— begin Extracted data —

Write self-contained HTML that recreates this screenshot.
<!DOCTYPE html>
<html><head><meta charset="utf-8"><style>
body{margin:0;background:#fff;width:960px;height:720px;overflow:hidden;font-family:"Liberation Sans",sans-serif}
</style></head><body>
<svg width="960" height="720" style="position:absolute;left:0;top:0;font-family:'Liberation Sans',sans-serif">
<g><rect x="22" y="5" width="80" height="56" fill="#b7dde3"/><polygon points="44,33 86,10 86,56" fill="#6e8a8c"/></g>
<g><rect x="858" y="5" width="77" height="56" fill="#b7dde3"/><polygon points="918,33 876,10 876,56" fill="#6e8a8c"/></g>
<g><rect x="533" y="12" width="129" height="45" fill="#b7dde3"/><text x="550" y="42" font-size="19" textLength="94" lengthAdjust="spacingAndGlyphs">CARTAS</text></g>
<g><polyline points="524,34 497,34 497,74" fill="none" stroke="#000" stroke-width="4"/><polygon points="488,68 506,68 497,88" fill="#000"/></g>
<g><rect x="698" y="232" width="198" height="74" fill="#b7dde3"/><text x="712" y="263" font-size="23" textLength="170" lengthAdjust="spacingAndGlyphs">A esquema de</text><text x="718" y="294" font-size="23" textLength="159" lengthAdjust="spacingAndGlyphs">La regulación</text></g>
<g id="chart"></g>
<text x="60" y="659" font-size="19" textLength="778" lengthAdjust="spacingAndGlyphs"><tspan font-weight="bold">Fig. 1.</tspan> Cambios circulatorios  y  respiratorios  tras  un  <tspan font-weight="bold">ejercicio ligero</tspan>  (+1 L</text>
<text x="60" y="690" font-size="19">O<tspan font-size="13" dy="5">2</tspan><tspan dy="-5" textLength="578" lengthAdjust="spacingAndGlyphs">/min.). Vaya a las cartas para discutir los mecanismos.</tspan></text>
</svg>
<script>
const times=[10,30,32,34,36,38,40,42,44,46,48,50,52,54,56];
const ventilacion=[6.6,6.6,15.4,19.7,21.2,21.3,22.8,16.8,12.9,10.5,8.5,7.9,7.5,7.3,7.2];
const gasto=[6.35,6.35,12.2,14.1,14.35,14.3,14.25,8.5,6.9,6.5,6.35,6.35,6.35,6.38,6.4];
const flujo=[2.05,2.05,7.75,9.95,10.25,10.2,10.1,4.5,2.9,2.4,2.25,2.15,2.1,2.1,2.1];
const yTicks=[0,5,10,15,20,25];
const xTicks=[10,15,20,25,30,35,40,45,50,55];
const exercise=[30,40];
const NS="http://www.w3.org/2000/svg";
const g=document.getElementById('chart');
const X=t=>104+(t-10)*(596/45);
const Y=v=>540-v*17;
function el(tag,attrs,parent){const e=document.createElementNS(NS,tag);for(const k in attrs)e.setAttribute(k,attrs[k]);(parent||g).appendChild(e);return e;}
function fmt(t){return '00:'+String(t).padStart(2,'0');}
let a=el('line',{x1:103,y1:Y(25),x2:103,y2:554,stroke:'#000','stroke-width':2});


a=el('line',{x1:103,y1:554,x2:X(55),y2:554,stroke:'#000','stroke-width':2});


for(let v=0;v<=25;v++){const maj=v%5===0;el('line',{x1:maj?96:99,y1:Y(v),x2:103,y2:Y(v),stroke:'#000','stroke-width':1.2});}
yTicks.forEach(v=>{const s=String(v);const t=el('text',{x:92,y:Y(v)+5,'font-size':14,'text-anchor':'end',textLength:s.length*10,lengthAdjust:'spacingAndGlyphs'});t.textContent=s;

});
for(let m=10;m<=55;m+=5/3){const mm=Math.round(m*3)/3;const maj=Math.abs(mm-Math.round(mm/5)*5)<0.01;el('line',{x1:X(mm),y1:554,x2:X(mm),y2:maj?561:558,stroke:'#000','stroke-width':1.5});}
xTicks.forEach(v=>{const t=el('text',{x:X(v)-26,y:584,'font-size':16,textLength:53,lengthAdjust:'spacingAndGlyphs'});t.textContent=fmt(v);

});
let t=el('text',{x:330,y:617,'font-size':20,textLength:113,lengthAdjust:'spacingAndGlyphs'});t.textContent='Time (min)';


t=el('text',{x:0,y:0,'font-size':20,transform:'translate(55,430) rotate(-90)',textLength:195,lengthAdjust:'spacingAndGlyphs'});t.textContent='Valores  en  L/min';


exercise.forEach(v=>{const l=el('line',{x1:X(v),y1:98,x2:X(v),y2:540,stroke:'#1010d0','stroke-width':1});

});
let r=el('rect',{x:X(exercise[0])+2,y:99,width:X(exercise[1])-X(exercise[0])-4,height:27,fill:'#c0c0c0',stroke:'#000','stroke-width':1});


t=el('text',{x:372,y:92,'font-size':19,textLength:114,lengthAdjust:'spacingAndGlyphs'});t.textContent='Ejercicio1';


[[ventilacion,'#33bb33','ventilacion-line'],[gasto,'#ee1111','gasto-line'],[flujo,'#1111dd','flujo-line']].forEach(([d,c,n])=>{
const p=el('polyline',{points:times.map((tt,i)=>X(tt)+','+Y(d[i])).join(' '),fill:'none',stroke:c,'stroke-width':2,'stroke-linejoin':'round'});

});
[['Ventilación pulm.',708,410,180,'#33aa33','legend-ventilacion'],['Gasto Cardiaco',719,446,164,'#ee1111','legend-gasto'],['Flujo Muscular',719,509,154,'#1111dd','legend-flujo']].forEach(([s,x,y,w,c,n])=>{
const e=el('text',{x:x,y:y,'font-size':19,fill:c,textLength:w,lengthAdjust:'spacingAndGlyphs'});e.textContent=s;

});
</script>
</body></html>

— end Extracted data —
— begin Extracted data —

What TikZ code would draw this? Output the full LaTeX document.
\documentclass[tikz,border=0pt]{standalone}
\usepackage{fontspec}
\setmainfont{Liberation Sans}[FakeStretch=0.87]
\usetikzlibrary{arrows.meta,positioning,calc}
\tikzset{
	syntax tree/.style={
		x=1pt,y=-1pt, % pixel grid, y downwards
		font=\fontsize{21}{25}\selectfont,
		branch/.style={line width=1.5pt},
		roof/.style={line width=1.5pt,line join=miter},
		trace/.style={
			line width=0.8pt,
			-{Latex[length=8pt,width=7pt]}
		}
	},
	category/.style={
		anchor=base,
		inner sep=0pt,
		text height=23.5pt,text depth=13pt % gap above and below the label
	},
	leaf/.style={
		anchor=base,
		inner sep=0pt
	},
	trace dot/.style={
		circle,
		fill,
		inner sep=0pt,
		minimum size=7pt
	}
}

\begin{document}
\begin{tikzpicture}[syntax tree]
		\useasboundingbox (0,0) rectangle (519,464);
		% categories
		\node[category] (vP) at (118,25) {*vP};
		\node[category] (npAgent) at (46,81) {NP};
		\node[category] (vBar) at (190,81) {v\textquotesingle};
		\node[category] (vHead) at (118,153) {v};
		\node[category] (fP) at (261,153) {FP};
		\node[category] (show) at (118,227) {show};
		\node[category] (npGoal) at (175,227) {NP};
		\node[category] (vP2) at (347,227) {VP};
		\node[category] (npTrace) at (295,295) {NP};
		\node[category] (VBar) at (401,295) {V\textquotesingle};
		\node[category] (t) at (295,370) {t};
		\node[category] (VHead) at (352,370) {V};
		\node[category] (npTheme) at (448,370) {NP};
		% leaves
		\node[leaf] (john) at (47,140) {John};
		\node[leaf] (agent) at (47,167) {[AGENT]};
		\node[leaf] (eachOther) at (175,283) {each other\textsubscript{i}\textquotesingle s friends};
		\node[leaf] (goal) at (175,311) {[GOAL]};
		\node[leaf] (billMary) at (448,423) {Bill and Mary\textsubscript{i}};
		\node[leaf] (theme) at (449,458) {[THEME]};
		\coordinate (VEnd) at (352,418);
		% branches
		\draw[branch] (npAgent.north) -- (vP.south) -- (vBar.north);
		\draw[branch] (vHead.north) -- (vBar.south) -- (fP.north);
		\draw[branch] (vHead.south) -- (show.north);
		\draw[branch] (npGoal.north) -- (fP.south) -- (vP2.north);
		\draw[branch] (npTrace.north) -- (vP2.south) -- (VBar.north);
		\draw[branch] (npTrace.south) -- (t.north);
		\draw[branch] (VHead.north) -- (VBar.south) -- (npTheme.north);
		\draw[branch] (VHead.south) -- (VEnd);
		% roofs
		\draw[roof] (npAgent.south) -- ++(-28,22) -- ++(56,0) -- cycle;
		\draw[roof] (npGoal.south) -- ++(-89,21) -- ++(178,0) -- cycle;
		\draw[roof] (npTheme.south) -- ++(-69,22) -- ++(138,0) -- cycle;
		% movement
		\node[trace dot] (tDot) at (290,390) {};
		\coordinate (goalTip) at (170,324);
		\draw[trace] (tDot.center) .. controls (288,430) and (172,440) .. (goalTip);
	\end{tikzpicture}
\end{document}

— end Extracted data —
— begin Extracted data —

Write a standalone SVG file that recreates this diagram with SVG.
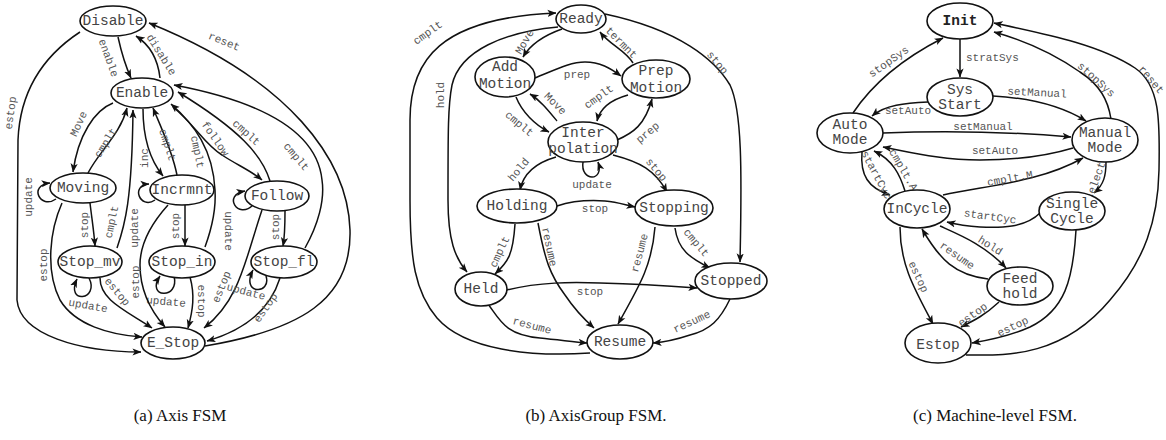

— end Extracted data —

Instruction →
Among the records above, find each line holding the string "this" and pull it out.

The answer →
Write self-contained HTML that recreates this screenshot.
What TikZ code would draw this? Output the full LaTeX document.
Write a standalone SVG file that recreates this diagram with SVG.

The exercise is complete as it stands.